Car Giacomo n’est pas un adolescent ordinaire : il est sourd, et son rapport au monde (une sorte de ravissement imperturbable, une écoute obstinée à la beauté des choses) semble entièrement dicté par son handicap. L’habituel récit d’éveil au désir, prétexté au début par le film, se double alors d’une dimension sensorielle unique, où chaque micro-événement (marcher pieds nus dans la boue, tailler la route à vélo contre le vent, tournoyer à deux sur un manège) s’éprouve dans un état de sidération permanent.

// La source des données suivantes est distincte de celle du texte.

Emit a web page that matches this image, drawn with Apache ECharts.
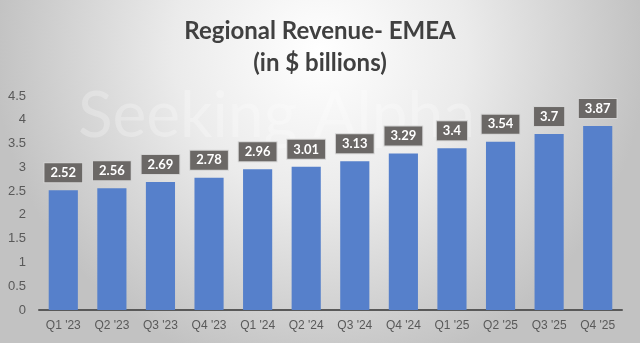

D’une scène à l’autre, le film recueille ainsi une série d’épiphanies, littéralement suspendues au seul regard émerveillé de Giacomo, à ses palpitations et troubles perceptifs qui font d’un feu d’artifice un peu mesquin un moment d’absolu.
Comme dans Blissfully Yours d’Apichatpong Weerasethakul (dont l’ombre bienveillante plane sur tout le film), il s’agit ici de rechercher (et parfois de provoquer) dans la matière documentaire ce moment de “bliss”, cette extase vers laquelle les personnages s’acheminent doucement.
Or la conquête de ces désirs, le rituel passage de l’adolescence, est aussi synonyme d’abandon dans L’Eté de Giacomo, qui se referme par une ellipse soudaine sur un sentiment d’angoisse vertigineux – où l’on pense cette fois-ci à la rupture qui déchirait en son centre Tropical Malady, autre film de Weerasethakul.
Au terme de l’été, donc du film, le personnage de Stefania a brutalement disparu, remplacé par une nouvelle fille dans les bras de Giacomo, tandis qu’en off une mystérieuse voix regrette que le temps passe si vite, que les amours fanent si tôt. Et avec elle survient la révélation (cruelle) que tout ce qui a précédé n’était finalement qu’éphémère, fragile, voué à disparaître : un songe flottant dans la moiteur saisonnière.